** Start of Data **
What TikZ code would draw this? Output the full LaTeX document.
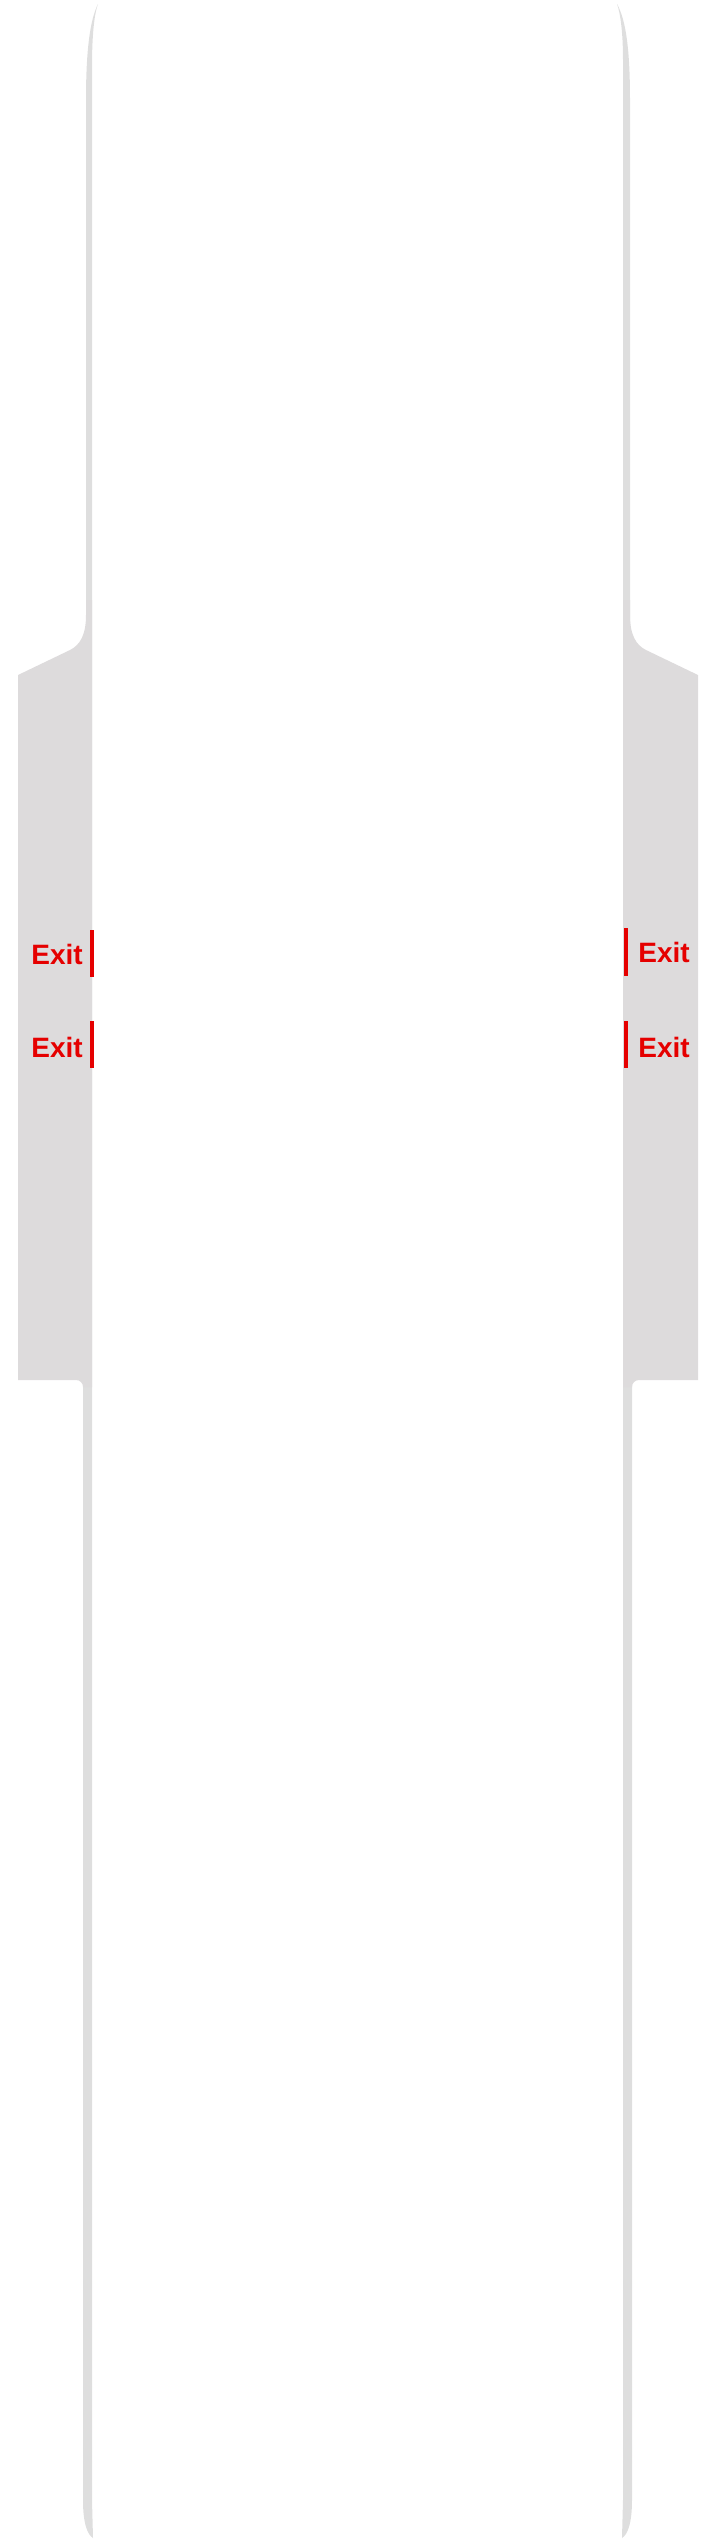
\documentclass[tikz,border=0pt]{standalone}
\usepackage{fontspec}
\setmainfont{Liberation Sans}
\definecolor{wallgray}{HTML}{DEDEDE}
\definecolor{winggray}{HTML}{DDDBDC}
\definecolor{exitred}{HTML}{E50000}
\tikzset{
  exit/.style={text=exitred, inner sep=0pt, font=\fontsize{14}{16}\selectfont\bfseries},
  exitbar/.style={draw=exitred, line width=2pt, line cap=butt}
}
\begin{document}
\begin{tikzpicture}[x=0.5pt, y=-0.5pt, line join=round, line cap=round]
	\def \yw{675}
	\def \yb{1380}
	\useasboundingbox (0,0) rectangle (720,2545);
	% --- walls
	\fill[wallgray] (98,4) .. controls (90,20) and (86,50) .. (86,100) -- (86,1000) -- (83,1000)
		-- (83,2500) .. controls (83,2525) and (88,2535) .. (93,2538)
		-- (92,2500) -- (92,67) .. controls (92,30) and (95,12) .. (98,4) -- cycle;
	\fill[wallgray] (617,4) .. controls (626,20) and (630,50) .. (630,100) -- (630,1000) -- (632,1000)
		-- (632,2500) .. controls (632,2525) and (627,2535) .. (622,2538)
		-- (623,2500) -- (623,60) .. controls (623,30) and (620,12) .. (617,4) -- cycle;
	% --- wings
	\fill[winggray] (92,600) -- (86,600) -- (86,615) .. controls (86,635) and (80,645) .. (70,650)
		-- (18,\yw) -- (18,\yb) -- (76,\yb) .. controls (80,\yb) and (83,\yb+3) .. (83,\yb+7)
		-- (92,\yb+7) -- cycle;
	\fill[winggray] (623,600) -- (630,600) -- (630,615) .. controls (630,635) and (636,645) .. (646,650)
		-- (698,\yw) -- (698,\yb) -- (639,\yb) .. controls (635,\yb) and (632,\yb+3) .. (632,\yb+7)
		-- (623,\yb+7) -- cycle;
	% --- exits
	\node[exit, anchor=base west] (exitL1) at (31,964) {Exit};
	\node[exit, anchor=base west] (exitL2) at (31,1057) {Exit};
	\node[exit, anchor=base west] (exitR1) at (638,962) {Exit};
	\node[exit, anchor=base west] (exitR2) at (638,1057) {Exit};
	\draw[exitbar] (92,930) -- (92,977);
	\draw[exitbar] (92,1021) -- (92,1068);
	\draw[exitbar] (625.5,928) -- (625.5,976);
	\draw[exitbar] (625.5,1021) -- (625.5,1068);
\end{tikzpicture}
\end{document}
** End of Data **
» **Given exercise**
Your task is to reproduce all of the material exactly. The pictures stay out.

» **Solution to this task**
What TikZ code would draw this? Output the full LaTeX document.
\documentclass[tikz,border=0pt]{standalone}
\usepackage{fontspec}
\setmainfont{Liberation Sans}
\definecolor{wallgray}{HTML}{DEDEDE}
\definecolor{winggray}{HTML}{DDDBDC}
\definecolor{exitred}{HTML}{E50000}
\tikzset{
  exit/.style={text=exitred, inner sep=0pt, font=\fontsize{14}{16}\selectfont\bfseries},
  exitbar/.style={draw=exitred, line width=2pt, line cap=butt}
}
\begin{document}
\begin{tikzpicture}[x=0.5pt, y=-0.5pt, line join=round, line cap=round]
	\def \yw{675}
	\def \yb{1380}
	\useasboundingbox (0,0) rectangle (720,2545);
	% --- walls
	\fill[wallgray] (98,4) .. controls (90,20) and (86,50) .. (86,100) -- (86,1000) -- (83,1000)
		-- (83,2500) .. controls (83,2525) and (88,2535) .. (93,2538)
		-- (92,2500) -- (92,67) .. controls (92,30) and (95,12) .. (98,4) -- cycle;
	\fill[wallgray] (617,4) .. controls (626,20) and (630,50) .. (630,100) -- (630,1000) -- (632,1000)
		-- (632,2500) .. controls (632,2525) and (627,2535) .. (622,2538)
		-- (623,2500) -- (623,60) .. controls (623,30) and (620,12) .. (617,4) -- cycle;
	% --- wings
	\fill[winggray] (92,600) -- (86,600) -- (86,615) .. controls (86,635) and (80,645) .. (70,650)
		-- (18,\yw) -- (18,\yb) -- (76,\yb) .. controls (80,\yb) and (83,\yb+3) .. (83,\yb+7)
		-- (92,\yb+7) -- cycle;
	\fill[winggray] (623,600) -- (630,600) -- (630,615) .. controls (630,635) and (636,645) .. (646,650)
		-- (698,\yw) -- (698,\yb) -- (639,\yb) .. controls (635,\yb) and (632,\yb+3) .. (632,\yb+7)
		-- (623,\yb+7) -- cycle;
	% --- exits
	\node[exit, anchor=base west] (exitL1) at (31,964) {Exit};
	\node[exit, anchor=base west] (exitL2) at (31,1057) {Exit};
	\node[exit, anchor=base west] (exitR1) at (638,962) {Exit};
	\node[exit, anchor=base west] (exitR2) at (638,1057) {Exit};
	\draw[exitbar] (92,930) -- (92,977);
	\draw[exitbar] (92,1021) -- (92,1068);
	\draw[exitbar] (625.5,928) -- (625.5,976);
	\draw[exitbar] (625.5,1021) -- (625.5,1068);
\end{tikzpicture}
\end{document}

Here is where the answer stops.